TASK TO CARRY OUT — Quote every line below exactly as it reads.

Charts and diagrams as code
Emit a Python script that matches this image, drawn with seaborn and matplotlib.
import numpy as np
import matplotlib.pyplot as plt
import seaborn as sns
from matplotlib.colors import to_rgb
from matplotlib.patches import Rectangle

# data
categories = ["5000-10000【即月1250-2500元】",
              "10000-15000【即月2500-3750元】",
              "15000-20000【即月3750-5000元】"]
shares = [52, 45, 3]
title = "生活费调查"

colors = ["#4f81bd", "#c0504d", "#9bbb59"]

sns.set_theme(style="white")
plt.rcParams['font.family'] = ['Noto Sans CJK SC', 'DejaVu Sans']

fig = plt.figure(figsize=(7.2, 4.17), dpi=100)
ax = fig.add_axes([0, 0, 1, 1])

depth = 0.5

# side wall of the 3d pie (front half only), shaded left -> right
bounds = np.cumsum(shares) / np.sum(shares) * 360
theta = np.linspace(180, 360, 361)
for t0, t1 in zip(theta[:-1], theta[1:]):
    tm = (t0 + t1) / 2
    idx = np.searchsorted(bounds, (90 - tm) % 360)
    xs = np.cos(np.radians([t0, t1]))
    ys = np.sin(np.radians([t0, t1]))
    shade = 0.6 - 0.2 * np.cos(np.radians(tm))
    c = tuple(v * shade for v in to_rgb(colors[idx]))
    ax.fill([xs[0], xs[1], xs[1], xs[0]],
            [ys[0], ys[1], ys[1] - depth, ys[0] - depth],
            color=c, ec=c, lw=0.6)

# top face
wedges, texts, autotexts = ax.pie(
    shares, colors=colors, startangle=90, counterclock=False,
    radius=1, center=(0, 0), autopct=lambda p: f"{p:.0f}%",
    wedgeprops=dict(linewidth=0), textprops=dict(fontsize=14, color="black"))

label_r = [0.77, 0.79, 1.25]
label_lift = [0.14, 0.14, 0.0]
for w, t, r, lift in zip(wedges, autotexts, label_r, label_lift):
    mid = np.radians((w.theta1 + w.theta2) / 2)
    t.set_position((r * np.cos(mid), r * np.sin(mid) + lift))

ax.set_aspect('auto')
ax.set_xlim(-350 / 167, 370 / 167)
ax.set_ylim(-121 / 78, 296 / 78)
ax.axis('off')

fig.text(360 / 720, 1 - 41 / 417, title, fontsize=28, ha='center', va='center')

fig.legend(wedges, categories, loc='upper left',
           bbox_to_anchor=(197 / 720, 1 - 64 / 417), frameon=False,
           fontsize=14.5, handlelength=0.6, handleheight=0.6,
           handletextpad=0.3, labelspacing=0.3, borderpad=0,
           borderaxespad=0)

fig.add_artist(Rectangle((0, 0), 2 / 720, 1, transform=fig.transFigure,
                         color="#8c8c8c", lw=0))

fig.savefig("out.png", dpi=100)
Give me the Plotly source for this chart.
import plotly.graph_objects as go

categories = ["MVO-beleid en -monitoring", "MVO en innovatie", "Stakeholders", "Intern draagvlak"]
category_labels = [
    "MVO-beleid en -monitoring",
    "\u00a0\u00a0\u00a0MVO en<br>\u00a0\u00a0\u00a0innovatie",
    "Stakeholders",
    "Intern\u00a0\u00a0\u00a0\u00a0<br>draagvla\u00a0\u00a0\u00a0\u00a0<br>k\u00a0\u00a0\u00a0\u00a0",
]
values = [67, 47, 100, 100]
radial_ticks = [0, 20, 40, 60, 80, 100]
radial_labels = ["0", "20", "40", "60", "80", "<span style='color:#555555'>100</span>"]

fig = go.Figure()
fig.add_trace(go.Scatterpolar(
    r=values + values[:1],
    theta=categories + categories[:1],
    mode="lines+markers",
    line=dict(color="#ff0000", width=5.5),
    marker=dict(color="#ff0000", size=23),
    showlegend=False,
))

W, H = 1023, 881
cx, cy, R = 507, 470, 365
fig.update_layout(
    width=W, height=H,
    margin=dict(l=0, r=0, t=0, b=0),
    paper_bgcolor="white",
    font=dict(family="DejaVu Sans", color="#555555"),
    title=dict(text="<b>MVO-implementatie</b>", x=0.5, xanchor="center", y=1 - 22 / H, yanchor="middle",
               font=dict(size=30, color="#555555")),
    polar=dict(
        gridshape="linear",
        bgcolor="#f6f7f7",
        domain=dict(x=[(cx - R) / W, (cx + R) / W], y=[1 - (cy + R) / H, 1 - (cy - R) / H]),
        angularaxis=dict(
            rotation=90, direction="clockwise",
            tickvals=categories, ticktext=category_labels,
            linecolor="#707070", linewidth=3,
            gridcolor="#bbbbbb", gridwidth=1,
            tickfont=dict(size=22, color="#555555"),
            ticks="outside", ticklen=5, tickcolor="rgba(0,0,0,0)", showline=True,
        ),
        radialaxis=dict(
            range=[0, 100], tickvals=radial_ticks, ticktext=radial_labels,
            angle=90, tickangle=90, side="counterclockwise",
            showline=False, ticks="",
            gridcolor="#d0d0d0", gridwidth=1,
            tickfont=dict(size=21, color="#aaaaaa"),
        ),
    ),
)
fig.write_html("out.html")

FINISHED TASK —
Emit a Python script that matches this image, drawn with seaborn and matplotlib.
import numpy as np
import matplotlib.pyplot as plt
import seaborn as sns
from matplotlib.colors import to_rgb
from matplotlib.patches import Rectangle

# data
categories = ["5000-10000【即月1250-2500元】",
              "10000-15000【即月2500-3750元】",
              "15000-20000【即月3750-5000元】"]
shares = [52, 45, 3]
title = "生活费调查"

colors = ["#4f81bd", "#c0504d", "#9bbb59"]

sns.set_theme(style="white")
plt.rcParams['font.family'] = ['Noto Sans CJK SC', 'DejaVu Sans']

fig = plt.figure(figsize=(7.2, 4.17), dpi=100)
ax = fig.add_axes([0, 0, 1, 1])

depth = 0.5

# side wall of the 3d pie (front half only), shaded left -> right
bounds = np.cumsum(shares) / np.sum(shares) * 360
theta = np.linspace(180, 360, 361)
for t0, t1 in zip(theta[:-1], theta[1:]):
    tm = (t0 + t1) / 2
    idx = np.searchsorted(bounds, (90 - tm) % 360)
    xs = np.cos(np.radians([t0, t1]))
    ys = np.sin(np.radians([t0, t1]))
    shade = 0.6 - 0.2 * np.cos(np.radians(tm))
    c = tuple(v * shade for v in to_rgb(colors[idx]))
    ax.fill([xs[0], xs[1], xs[1], xs[0]],
            [ys[0], ys[1], ys[1] - depth, ys[0] - depth],
            color=c, ec=c, lw=0.6)

# top face
wedges, texts, autotexts = ax.pie(
    shares, colors=colors, startangle=90, counterclock=False,
    radius=1, center=(0, 0), autopct=lambda p: f"{p:.0f}%",
    wedgeprops=dict(linewidth=0), textprops=dict(fontsize=14, color="black"))

label_r = [0.77, 0.79, 1.25]
label_lift = [0.14, 0.14, 0.0]
for w, t, r, lift in zip(wedges, autotexts, label_r, label_lift):
    mid = np.radians((w.theta1 + w.theta2) / 2)
    t.set_position((r * np.cos(mid), r * np.sin(mid) + lift))

ax.set_aspect('auto')
ax.set_xlim(-350 / 167, 370 / 167)
ax.set_ylim(-121 / 78, 296 / 78)
ax.axis('off')

fig.text(360 / 720, 1 - 41 / 417, title, fontsize=28, ha='center', va='center')

fig.legend(wedges, categories, loc='upper left',
           bbox_to_anchor=(197 / 720, 1 - 64 / 417), frameon=False,
           fontsize=14.5, handlelength=0.6, handleheight=0.6,
           handletextpad=0.3, labelspacing=0.3, borderpad=0,
           borderaxespad=0)

fig.add_artist(Rectangle((0, 0), 2 / 720, 1, transform=fig.transFigure,
                         color="#8c8c8c", lw=0))

fig.savefig("out.png", dpi=100)
Give me the Plotly source for this chart.
import plotly.graph_objects as go

categories = ["MVO-beleid en -monitoring", "MVO en innovatie", "Stakeholders", "Intern draagvlak"]
category_labels = [
    "MVO-beleid en -monitoring",
    "\u00a0\u00a0\u00a0MVO en<br>\u00a0\u00a0\u00a0innovatie",
    "Stakeholders",
    "Intern\u00a0\u00a0\u00a0\u00a0<br>draagvla\u00a0\u00a0\u00a0\u00a0<br>k\u00a0\u00a0\u00a0\u00a0",
]
values = [67, 47, 100, 100]
radial_ticks = [0, 20, 40, 60, 80, 100]
radial_labels = ["0", "20", "40", "60", "80", "<span style='color:#555555'>100</span>"]

fig = go.Figure()
fig.add_trace(go.Scatterpolar(
    r=values + values[:1],
    theta=categories + categories[:1],
    mode="lines+markers",
    line=dict(color="#ff0000", width=5.5),
    marker=dict(color="#ff0000", size=23),
    showlegend=False,
))

W, H = 1023, 881
cx, cy, R = 507, 470, 365
fig.update_layout(
    width=W, height=H,
    margin=dict(l=0, r=0, t=0, b=0),
    paper_bgcolor="white",
    font=dict(family="DejaVu Sans", color="#555555"),
    title=dict(text="<b>MVO-implementatie</b>", x=0.5, xanchor="center", y=1 - 22 / H, yanchor="middle",
               font=dict(size=30, color="#555555")),
    polar=dict(
        gridshape="linear",
        bgcolor="#f6f7f7",
        domain=dict(x=[(cx - R) / W, (cx + R) / W], y=[1 - (cy + R) / H, 1 - (cy - R) / H]),
        angularaxis=dict(
            rotation=90, direction="clockwise",
            tickvals=categories, ticktext=category_labels,
            linecolor="#707070", linewidth=3,
            gridcolor="#bbbbbb", gridwidth=1,
            tickfont=dict(size=22, color="#555555"),
            ticks="outside", ticklen=5, tickcolor="rgba(0,0,0,0)", showline=True,
        ),
        radialaxis=dict(
            range=[0, 100], tickvals=radial_ticks, ticktext=radial_labels,
            angle=90, tickangle=90, side="counterclockwise",
            showline=False, ticks="",
            gridcolor="#d0d0d0", gridwidth=1,
            tickfont=dict(size=21, color="#aaaaaa"),
        ),
    ),
)
fig.write_html("out.html")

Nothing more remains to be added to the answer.